‘Madama Butterfly’: um testemunho

por Jorge Coli 01/10/2019

Quero deixar aqui um testemunho. Trata-se da apresentação de Madama Butterfly, produzida pela Cia. Ópera de São Paulo, ou seja, por Paulo Esper, um apaixonado que busca, de todos os modos, fazer ópera. Ela estreou em Americana, no último dia 26, e está circulando por Araras e São João da Boa Vista. Será reapresentada em São Paulo, Santo André e Jacareí nos meses de outubro e novembro.

Meu testemunho vem de dentro, e não de fora, porque Esper, maluco, permitiu que eu realizasse a encenação dessas montagens. Não escrevo como crítico.

Quero dizer apenas como me recarreguei de energias, graças à companhia de um elenco jovem, entusiasta, talentoso e com belas vozes. O papel título coube a Marly Montoni: já expressei nesta revista, várias vezes, meu entusiasmo por sua arte para dizer que ela dominou o personagem, tanto do ponto de vista cênico quanto vocal.

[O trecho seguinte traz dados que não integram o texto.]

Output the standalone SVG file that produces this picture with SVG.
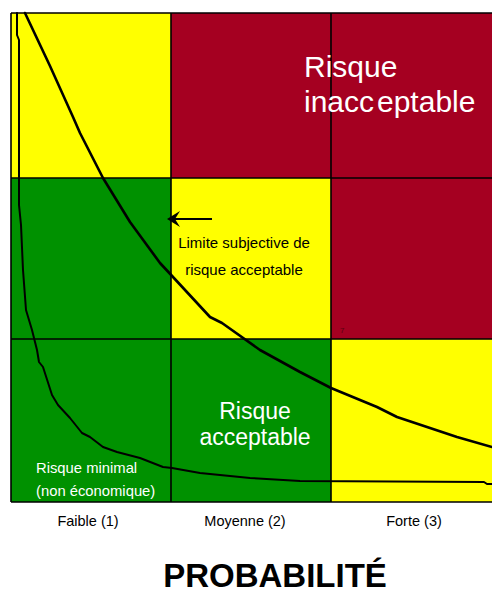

É o soprano que sustenta, primordialmente, essa ópera, e Marly Montoni com segurança e intensidade, ofereceu uma Cio-Cio-San da mais alta categoria.

Os outros (e quero assinalar a grande qualidade de todos) deram a ela um suporte condigno, vibrante e muito musical:  Fernando Castro (tenor) no papel de Pinkerton, Tomás David (barítono) como Sharpless, Catarina Taira (mezzo) como Suzuki, Ulisses Montoni (Goro), Gustavo Lassen (Tio Bonzo), Marcus Ouros, Marcelo Mesquita, Cristiane Mesquita e Alex Meister. Alegria de ver uma nova geração de cantores despontando. Cito ainda, porque foi adorável, a participação do menino Thales Muller Staufaker no papel do filho de Butterfly.

Foto da produção da ópera ‘Madama butterfly’, de Puccini [Divulgação]
Foto da produção da ópera ‘Madama butterfly’, de Puccini [Divulgação]

Trabalhar com Giorgia Massetani, que se afirma, cada vez mais, no Brasil, devido ao seu trabalho de cenógrafa, foi uma honra e um grande prazer, assim como com a Casa da Malonna, que fez as maquiagens e as perucas; com o iluminador Douglas Chinaglia, com o inacreditável diretor de palco Willian Nunes, um azougue que não parava até ficar tudo perfeito; com o excelente pianista preparador, maestro Edson Pisa; e com o coordenador geral Alberto Marcondes. Lembro ainda os diálogos que pude ter com Maria Rasetti, que participou da produção e que, em especial, cuidou da tradução impecável para as legendas.

Nesta rodada do mês de setembro, a Orquestra de Americana, sob a regência cuidadosa de Álvaro Peterlevitz, encarregou-se das récitas. O papel das orquestras nas cidades do interior é essencial para a formação de um público que admire a música clássica, e a Orquestra de Americana, com seu maestro, vem cumprindo esse papel.

Nas récitas de outubro e novembro (Santo André, dias 19 e 26; São Paulo, no Teatro Sérgio Cardoso, dias 25 e 27; e em Jacareí, dias 2 e 3), a regência estará nas mãos de Abel Rocha. Ele é maestro de grande classe, muito experiente no campo do teatro musical e da ópera. Encarregou-se da preparação do coro e dos cantores desde o início dos ensaios, com inteligência, rigor e precisão. Conduzirá “sua” orquestra, ou seja, a de Santo André, para todas essas récitas. E, nelas, o tenor Paulo Paolillo abraçará o personagem de Pinkerton, alternando com Fernando Castro.

Estive presente na apresentação de estreia, em Americana. Teatro cheio, com quase 700 pessoas: um público muito caloroso. Entre eles, três alunas minhas da Unicamp, bem jovens, vieram me dizer que, pela primeira vez, assistiam a uma ópera ao vivo. Estou seguro que essa turnê vai revelar, para muita gente, o que é uma ópera, e só por tal razão, Paulo Esper tem extraordinário mérito. Inda mais que faz tudo isso com um orçamento baixíssimo.

Quanto à minha montagem, digo apenas que propus uma Madama Butterfly anticolonialista.